:: Data for the task
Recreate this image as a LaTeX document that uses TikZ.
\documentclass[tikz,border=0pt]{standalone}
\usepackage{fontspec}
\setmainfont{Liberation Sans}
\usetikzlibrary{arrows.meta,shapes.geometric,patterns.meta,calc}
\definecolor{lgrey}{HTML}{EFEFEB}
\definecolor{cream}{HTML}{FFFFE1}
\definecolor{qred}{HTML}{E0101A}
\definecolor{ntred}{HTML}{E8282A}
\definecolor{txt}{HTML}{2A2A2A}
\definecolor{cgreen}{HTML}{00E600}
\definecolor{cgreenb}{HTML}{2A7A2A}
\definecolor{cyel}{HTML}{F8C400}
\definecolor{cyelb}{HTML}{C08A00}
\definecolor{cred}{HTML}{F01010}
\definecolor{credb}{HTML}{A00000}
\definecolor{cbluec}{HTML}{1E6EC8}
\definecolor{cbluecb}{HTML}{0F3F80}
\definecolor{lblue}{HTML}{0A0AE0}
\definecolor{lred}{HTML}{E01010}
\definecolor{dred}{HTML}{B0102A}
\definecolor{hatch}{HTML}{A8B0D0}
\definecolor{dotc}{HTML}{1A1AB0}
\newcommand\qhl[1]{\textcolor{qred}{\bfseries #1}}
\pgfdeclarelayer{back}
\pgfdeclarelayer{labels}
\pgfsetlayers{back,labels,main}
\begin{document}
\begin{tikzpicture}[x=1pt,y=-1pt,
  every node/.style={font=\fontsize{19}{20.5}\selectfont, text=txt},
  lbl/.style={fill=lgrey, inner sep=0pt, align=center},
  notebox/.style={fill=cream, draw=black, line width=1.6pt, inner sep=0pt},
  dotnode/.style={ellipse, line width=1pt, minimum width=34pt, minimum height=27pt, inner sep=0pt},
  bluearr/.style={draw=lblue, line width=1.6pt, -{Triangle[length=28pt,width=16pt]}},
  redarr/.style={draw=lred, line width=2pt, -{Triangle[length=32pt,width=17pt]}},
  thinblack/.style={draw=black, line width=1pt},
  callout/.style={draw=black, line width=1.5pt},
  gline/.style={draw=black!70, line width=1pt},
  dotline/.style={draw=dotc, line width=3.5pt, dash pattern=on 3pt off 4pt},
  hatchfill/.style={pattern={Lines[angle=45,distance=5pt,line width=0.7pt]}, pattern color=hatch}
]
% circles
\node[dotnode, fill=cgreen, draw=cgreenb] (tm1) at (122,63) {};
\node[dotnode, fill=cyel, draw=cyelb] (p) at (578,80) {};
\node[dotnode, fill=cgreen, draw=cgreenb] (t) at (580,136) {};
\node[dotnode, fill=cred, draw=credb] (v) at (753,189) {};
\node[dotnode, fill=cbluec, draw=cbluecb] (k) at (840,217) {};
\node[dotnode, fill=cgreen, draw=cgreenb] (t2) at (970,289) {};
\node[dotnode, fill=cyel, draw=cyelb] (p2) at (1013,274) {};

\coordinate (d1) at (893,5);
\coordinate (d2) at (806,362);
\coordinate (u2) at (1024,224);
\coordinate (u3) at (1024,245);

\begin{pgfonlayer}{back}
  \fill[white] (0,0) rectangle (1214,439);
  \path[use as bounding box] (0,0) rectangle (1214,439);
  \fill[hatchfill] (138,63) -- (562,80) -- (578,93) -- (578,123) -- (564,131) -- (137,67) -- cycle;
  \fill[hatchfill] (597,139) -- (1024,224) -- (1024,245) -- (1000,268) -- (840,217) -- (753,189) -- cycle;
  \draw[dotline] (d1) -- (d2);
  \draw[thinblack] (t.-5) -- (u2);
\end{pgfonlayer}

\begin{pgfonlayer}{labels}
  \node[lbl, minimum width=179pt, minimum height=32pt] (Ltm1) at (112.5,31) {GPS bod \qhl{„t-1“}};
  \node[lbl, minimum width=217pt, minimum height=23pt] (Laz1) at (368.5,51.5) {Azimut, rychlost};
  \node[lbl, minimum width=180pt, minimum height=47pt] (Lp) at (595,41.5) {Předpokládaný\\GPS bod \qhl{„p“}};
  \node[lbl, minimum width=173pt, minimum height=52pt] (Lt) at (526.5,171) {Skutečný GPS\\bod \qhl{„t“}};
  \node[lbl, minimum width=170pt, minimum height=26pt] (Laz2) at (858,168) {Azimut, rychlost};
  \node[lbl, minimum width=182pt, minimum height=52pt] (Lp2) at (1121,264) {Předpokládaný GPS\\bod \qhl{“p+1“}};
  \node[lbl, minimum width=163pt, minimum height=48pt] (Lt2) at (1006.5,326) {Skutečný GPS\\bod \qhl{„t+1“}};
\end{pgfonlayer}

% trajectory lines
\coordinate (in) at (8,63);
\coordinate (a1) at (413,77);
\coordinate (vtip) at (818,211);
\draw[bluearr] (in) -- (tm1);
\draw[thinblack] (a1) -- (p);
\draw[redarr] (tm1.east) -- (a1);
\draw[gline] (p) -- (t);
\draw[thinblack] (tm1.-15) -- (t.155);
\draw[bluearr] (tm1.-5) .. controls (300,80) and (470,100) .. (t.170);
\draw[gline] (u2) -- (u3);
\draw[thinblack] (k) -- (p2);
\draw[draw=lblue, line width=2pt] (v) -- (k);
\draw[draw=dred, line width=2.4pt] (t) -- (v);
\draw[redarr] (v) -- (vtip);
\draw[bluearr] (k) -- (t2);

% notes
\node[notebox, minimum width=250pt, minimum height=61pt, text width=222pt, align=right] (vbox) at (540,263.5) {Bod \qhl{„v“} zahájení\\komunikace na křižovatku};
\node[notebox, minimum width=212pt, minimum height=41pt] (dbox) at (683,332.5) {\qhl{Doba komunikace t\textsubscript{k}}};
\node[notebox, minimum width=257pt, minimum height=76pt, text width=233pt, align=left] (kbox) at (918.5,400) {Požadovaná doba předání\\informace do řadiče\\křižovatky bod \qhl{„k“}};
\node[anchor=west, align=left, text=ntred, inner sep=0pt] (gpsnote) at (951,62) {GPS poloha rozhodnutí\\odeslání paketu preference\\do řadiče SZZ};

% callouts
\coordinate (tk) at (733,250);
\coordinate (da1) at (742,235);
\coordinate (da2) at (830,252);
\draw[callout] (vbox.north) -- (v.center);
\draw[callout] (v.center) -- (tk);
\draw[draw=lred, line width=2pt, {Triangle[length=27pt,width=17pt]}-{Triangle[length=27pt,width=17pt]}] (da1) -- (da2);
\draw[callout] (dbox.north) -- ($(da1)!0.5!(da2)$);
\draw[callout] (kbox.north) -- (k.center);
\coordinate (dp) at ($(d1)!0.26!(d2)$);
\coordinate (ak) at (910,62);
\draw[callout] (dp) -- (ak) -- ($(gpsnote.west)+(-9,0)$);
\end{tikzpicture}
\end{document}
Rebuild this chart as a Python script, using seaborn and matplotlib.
::::
Short task.
Write out the full set of records exactly as given.

Answer to the exercise.
Recreate this image as a LaTeX document that uses TikZ.
\documentclass[tikz,border=0pt]{standalone}
\usepackage{fontspec}
\setmainfont{Liberation Sans}
\usetikzlibrary{arrows.meta,shapes.geometric,patterns.meta,calc}
\definecolor{lgrey}{HTML}{EFEFEB}
\definecolor{cream}{HTML}{FFFFE1}
\definecolor{qred}{HTML}{E0101A}
\definecolor{ntred}{HTML}{E8282A}
\definecolor{txt}{HTML}{2A2A2A}
\definecolor{cgreen}{HTML}{00E600}
\definecolor{cgreenb}{HTML}{2A7A2A}
\definecolor{cyel}{HTML}{F8C400}
\definecolor{cyelb}{HTML}{C08A00}
\definecolor{cred}{HTML}{F01010}
\definecolor{credb}{HTML}{A00000}
\definecolor{cbluec}{HTML}{1E6EC8}
\definecolor{cbluecb}{HTML}{0F3F80}
\definecolor{lblue}{HTML}{0A0AE0}
\definecolor{lred}{HTML}{E01010}
\definecolor{dred}{HTML}{B0102A}
\definecolor{hatch}{HTML}{A8B0D0}
\definecolor{dotc}{HTML}{1A1AB0}
\newcommand\qhl[1]{\textcolor{qred}{\bfseries #1}}
\pgfdeclarelayer{back}
\pgfdeclarelayer{labels}
\pgfsetlayers{back,labels,main}
\begin{document}
\begin{tikzpicture}[x=1pt,y=-1pt,
  every node/.style={font=\fontsize{19}{20.5}\selectfont, text=txt},
  lbl/.style={fill=lgrey, inner sep=0pt, align=center},
  notebox/.style={fill=cream, draw=black, line width=1.6pt, inner sep=0pt},
  dotnode/.style={ellipse, line width=1pt, minimum width=34pt, minimum height=27pt, inner sep=0pt},
  bluearr/.style={draw=lblue, line width=1.6pt, -{Triangle[length=28pt,width=16pt]}},
  redarr/.style={draw=lred, line width=2pt, -{Triangle[length=32pt,width=17pt]}},
  thinblack/.style={draw=black, line width=1pt},
  callout/.style={draw=black, line width=1.5pt},
  gline/.style={draw=black!70, line width=1pt},
  dotline/.style={draw=dotc, line width=3.5pt, dash pattern=on 3pt off 4pt},
  hatchfill/.style={pattern={Lines[angle=45,distance=5pt,line width=0.7pt]}, pattern color=hatch}
]
% circles
\node[dotnode, fill=cgreen, draw=cgreenb] (tm1) at (122,63) {};
\node[dotnode, fill=cyel, draw=cyelb] (p) at (578,80) {};
\node[dotnode, fill=cgreen, draw=cgreenb] (t) at (580,136) {};
\node[dotnode, fill=cred, draw=credb] (v) at (753,189) {};
\node[dotnode, fill=cbluec, draw=cbluecb] (k) at (840,217) {};
\node[dotnode, fill=cgreen, draw=cgreenb] (t2) at (970,289) {};
\node[dotnode, fill=cyel, draw=cyelb] (p2) at (1013,274) {};

\coordinate (d1) at (893,5);
\coordinate (d2) at (806,362);
\coordinate (u2) at (1024,224);
\coordinate (u3) at (1024,245);

\begin{pgfonlayer}{back}
  \fill[white] (0,0) rectangle (1214,439);
  \path[use as bounding box] (0,0) rectangle (1214,439);
  \fill[hatchfill] (138,63) -- (562,80) -- (578,93) -- (578,123) -- (564,131) -- (137,67) -- cycle;
  \fill[hatchfill] (597,139) -- (1024,224) -- (1024,245) -- (1000,268) -- (840,217) -- (753,189) -- cycle;
  \draw[dotline] (d1) -- (d2);
  \draw[thinblack] (t.-5) -- (u2);
\end{pgfonlayer}

\begin{pgfonlayer}{labels}
  \node[lbl, minimum width=179pt, minimum height=32pt] (Ltm1) at (112.5,31) {GPS bod \qhl{„t-1“}};
  \node[lbl, minimum width=217pt, minimum height=23pt] (Laz1) at (368.5,51.5) {Azimut, rychlost};
  \node[lbl, minimum width=180pt, minimum height=47pt] (Lp) at (595,41.5) {Předpokládaný\\GPS bod \qhl{„p“}};
  \node[lbl, minimum width=173pt, minimum height=52pt] (Lt) at (526.5,171) {Skutečný GPS\\bod \qhl{„t“}};
  \node[lbl, minimum width=170pt, minimum height=26pt] (Laz2) at (858,168) {Azimut, rychlost};
  \node[lbl, minimum width=182pt, minimum height=52pt] (Lp2) at (1121,264) {Předpokládaný GPS\\bod \qhl{“p+1“}};
  \node[lbl, minimum width=163pt, minimum height=48pt] (Lt2) at (1006.5,326) {Skutečný GPS\\bod \qhl{„t+1“}};
\end{pgfonlayer}

% trajectory lines
\coordinate (in) at (8,63);
\coordinate (a1) at (413,77);
\coordinate (vtip) at (818,211);
\draw[bluearr] (in) -- (tm1);
\draw[thinblack] (a1) -- (p);
\draw[redarr] (tm1.east) -- (a1);
\draw[gline] (p) -- (t);
\draw[thinblack] (tm1.-15) -- (t.155);
\draw[bluearr] (tm1.-5) .. controls (300,80) and (470,100) .. (t.170);
\draw[gline] (u2) -- (u3);
\draw[thinblack] (k) -- (p2);
\draw[draw=lblue, line width=2pt] (v) -- (k);
\draw[draw=dred, line width=2.4pt] (t) -- (v);
\draw[redarr] (v) -- (vtip);
\draw[bluearr] (k) -- (t2);

% notes
\node[notebox, minimum width=250pt, minimum height=61pt, text width=222pt, align=right] (vbox) at (540,263.5) {Bod \qhl{„v“} zahájení\\komunikace na křižovatku};
\node[notebox, minimum width=212pt, minimum height=41pt] (dbox) at (683,332.5) {\qhl{Doba komunikace t\textsubscript{k}}};
\node[notebox, minimum width=257pt, minimum height=76pt, text width=233pt, align=left] (kbox) at (918.5,400) {Požadovaná doba předání\\informace do řadiče\\křižovatky bod \qhl{„k“}};
\node[anchor=west, align=left, text=ntred, inner sep=0pt] (gpsnote) at (951,62) {GPS poloha rozhodnutí\\odeslání paketu preference\\do řadiče SZZ};

% callouts
\coordinate (tk) at (733,250);
\coordinate (da1) at (742,235);
\coordinate (da2) at (830,252);
\draw[callout] (vbox.north) -- (v.center);
\draw[callout] (v.center) -- (tk);
\draw[draw=lred, line width=2pt, {Triangle[length=27pt,width=17pt]}-{Triangle[length=27pt,width=17pt]}] (da1) -- (da2);
\draw[callout] (dbox.north) -- ($(da1)!0.5!(da2)$);
\draw[callout] (kbox.north) -- (k.center);
\coordinate (dp) at ($(d1)!0.26!(d2)$);
\coordinate (ak) at (910,62);
\draw[callout] (dp) -- (ak) -- ($(gpsnote.west)+(-9,0)$);
\end{tikzpicture}
\end{document}
Rebuild this chart as a Python script, using seaborn and matplotlib.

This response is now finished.